Producer Neil Eckersley and creative Paul Spicer have also formed Speckulation Entertainment, which produced 'A Spoonful of Stiles And Drewe' (6 July 2008 – Her Majesty's Theatre, Haymarket), a celebration of British musical theatre writers George Stiles and Anthony Drewe. The concert has since been released on CD.

== Christmas in New York ==

The seasonal musical celebration has been going since 2006:

Sunday 10 December 2006 – Apollo Theatre, Shaftesbury Avenue,
Starring Josie Walker, Julie Atherton, Paul Spicer, Cassidy Janson, James Gillan, Oliver Tompsett, Jon Robyns, Clare Foster, Melanie La Barrie, Daniel Boys, Sophia Ragavelas and Emma Williams.

Sunday 9 December 2007 – Lyric Theatre, Shaftesbury Avenue
Starring Anna-Jane Casey, Julie Atherton, Paul Spicer, Oliver Tompsett, Emma Williams, Melanie La Barrie, Matt Cross, Ashleigh Gray, Alex Jessop, Debbie Kurup, Steven Webb and Rachael Wooding.

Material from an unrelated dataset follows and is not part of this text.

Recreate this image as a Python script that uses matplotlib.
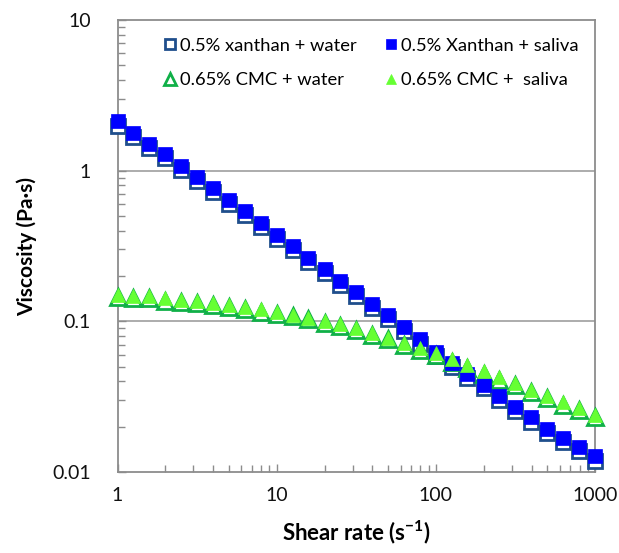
import numpy as np
import matplotlib
matplotlib.use("Agg")
import matplotlib.pyplot as plt
from matplotlib.ticker import FixedLocator, LogLocator, NullFormatter, FixedFormatter

# Shear rates (s^-1): 10 points per decade, 1 to 1000
shear_rate = [1.0, 1.26, 1.58, 2.0, 2.51, 3.16, 3.98, 5.01, 6.31, 7.94,
              10.0, 12.6, 15.8, 20.0, 25.1, 31.6, 39.8, 50.1, 63.1, 79.4,
              100.0, 126, 158, 200, 251, 316, 398, 501, 631, 794, 1000]

xanthan_water = [1.98, 1.67, 1.42, 1.21, 1.01, 0.86, 0.72, 0.60, 0.51, 0.42,
                 0.353, 0.296, 0.249, 0.209, 0.175, 0.147, 0.123, 0.103, 0.086, 0.071,
                 0.059, 0.050, 0.042, 0.036, 0.030, 0.0255, 0.0216, 0.0182, 0.0158, 0.0138, 0.0119]
xanthan_saliva = [2.12, 1.78, 1.51, 1.29, 1.07, 0.91, 0.77, 0.64, 0.54, 0.45,
                  0.376, 0.315, 0.265, 0.223, 0.186, 0.157, 0.131, 0.110, 0.092, 0.076,
                  0.063, 0.053, 0.045, 0.038, 0.032, 0.027, 0.023, 0.0194, 0.0169, 0.0147, 0.0127]
cmc_water = [0.145, 0.142, 0.142, 0.137, 0.135, 0.132, 0.128, 0.125, 0.120, 0.116,
             0.112, 0.108, 0.103, 0.098, 0.093, 0.087, 0.081, 0.076, 0.070, 0.065,
             0.060, 0.054, 0.049, 0.045, 0.041, 0.038, 0.034, 0.031, 0.028, 0.0256, 0.0231]
cmc_saliva = [0.149, 0.147, 0.147, 0.142, 0.139, 0.136, 0.132, 0.129, 0.124, 0.120,
              0.115, 0.111, 0.106, 0.101, 0.096, 0.090, 0.084, 0.078, 0.072, 0.067,
              0.062, 0.056, 0.051, 0.047, 0.043, 0.039, 0.035, 0.032, 0.029, 0.0264, 0.0238]

labels = ["0.5% xanthan + water", "0.5% Xanthan + saliva",
          "0.65% CMC + water", "0.65% CMC +  saliva"]
x_ticks = [1, 10, 100, 1000]
x_tick_labels = ["1", "10", "100", "1000"]
y_ticks = [0.01, 0.1, 1, 10]
y_tick_labels = ["0.01", "0.1", "1", "10"]

plt.rcParams['font.family'] = ['Lato', 'DejaVu Sans']
plt.rcParams['mathtext.fontset'] = 'custom'
plt.rcParams['mathtext.rm'] = 'Lato'
plt.rcParams['mathtext.bf'] = 'Lato:bold'

fig = plt.figure(figsize=(6.19, 5.53), dpi=100)
ax = fig.add_axes([117.5 / 619, 1 - 472 / 553, (595 - 117.5) / 619, (472 - 20) / 553])

ax.set_xscale('log')
ax.set_yscale('log')
ax.set_xlim(1, 1000)
ax.set_ylim(0.01, 10)

grid_c = '#a6a6a6'
for yv in [0.1, 1]:
    ax.axhline(yv, color=grid_c, lw=1.3, zorder=1)

h1, = ax.plot(shear_rate, xanthan_water, linestyle='none', marker='s', ms=10.5,
              mfc='white', mec='#1f4e8c', mew=2.0, zorder=3, clip_on=False)
h3, = ax.plot(shear_rate, cmc_water, linestyle='none', marker='^', ms=11,
              mfc='white', mec='#10b048', mew=2.0, zorder=3, clip_on=False)
h2, = ax.plot(shear_rate, xanthan_saliva, linestyle='none', marker='s', ms=9.5,
              mfc='#0000ff', mec='#0000ff', mew=0.5, zorder=4, clip_on=False)
h4, = ax.plot(shear_rate, cmc_saliva, linestyle='none', marker='^', ms=10,
              mfc='#66ff33', mec='#66ff33', mew=0.5, zorder=4, clip_on=False)

for s in ax.spines.values():
    s.set_color('#8c8c8c')
    s.set_linewidth(1.3)

ax.xaxis.set_major_locator(FixedLocator(x_ticks))
ax.xaxis.set_major_formatter(FixedFormatter(x_tick_labels))
ax.xaxis.set_minor_locator(LogLocator(base=10, subs=np.arange(2, 10)))
ax.xaxis.set_minor_formatter(NullFormatter())
ax.yaxis.set_major_locator(FixedLocator(y_ticks))
ax.yaxis.set_major_formatter(FixedFormatter(y_tick_labels))
ax.yaxis.set_minor_locator(LogLocator(base=10, subs=np.arange(2, 10)))
ax.yaxis.set_minor_formatter(NullFormatter())

ax.tick_params(axis='both', which='both', direction='in', color='#8c8c8c',
               width=1.0, labelsize=14, labelcolor='#111111')
ax.tick_params(axis='both', which='minor', length=5)
ax.tick_params(axis='both', which='major', length=6)
ax.tick_params(axis='x', which='major', pad=11)
ax.tick_params(axis='y', which='major', pad=19)

ax.set_xlabel("Shear rate (s$^{\\mathbf{-1}}$)", fontsize=16, fontweight='bold',
              labelpad=10)
ax.set_ylabel("Viscosity (Pa·s)", fontsize=15, fontweight='bold', labelpad=11)

leg = ax.legend([h1, h3, h2, h4], [labels[0], labels[2], labels[1], labels[3]],
                ncol=2, loc='upper left', bbox_to_anchor=(0.075, 0.977),
                frameon=False, fontsize=13.2, handletextpad=0.05, columnspacing=1.36,
                labelspacing=1.0, handlelength=1.0, borderaxespad=0, markerscale=0.75)

fig.savefig("out.png", dpi=100)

Sunday 7 December 2008 – Lyric Theatre, Shaftesbury Avenue
Starring Maria Friedman, Julie Atherton, Oliver Tompsett, Ashleigh Gray, Michael Xavier, Adrian Hansel, Zoe Rainey, Richard Reynard and Lorna Want.

Sunday 6 December 2009-Princes of Wales Theatre
Starring Julie Atherton, Samuel Barnett, Daniel Boys, Ashleigh Gray, Jenna Lee James, Alex Jessop, Leanne Jones, Paul Spicer, Oliver Tompsett, Hannah Waddingham and Rachael Wooding.

== Taking Notes ==

In the summer of 2009, a week-long course, designed for up and coming Contemporary Musical Theatre enthusiasts, was held at The London School of Musical Theatre. The week consisted of day long sessions, workshopping various Musical Numbers including Die Vampire Die (Title of Show), Come to Your Senses (Tick, Tick... Boom!), Nothing in Common (Wearing Someone Else's Clothes: Jason Robert Brown), You Shall Go to the Ball (SOHO Cinders) and two pieces devised by Taking Notes' resident MD new British Musical Theatre composer Michael Bruce, entitled A Little Less Ordinary and Looking Back (Ed: The Musical). The Original Taking Notes Cast comprising 45 students from various areas of the UK, who worked with a number of currently established and successful Musical Theatre artists including Julie Atherton (Avenue Q), Oliver Tompsett (Wicked), Clare Foster (The Bill, Avenue Q), Sam Buntrock (Sunday in the Park with George) Keiran Hill (RSC) and Paul Spicer (The Last 5 Years). The week-long course worked towards a showcase at the end of the week to a privately invited audience. An Original Cast Recording of the Taking Notes Showcase unofficially nicknamed 'Post-It Notes from New York' is available.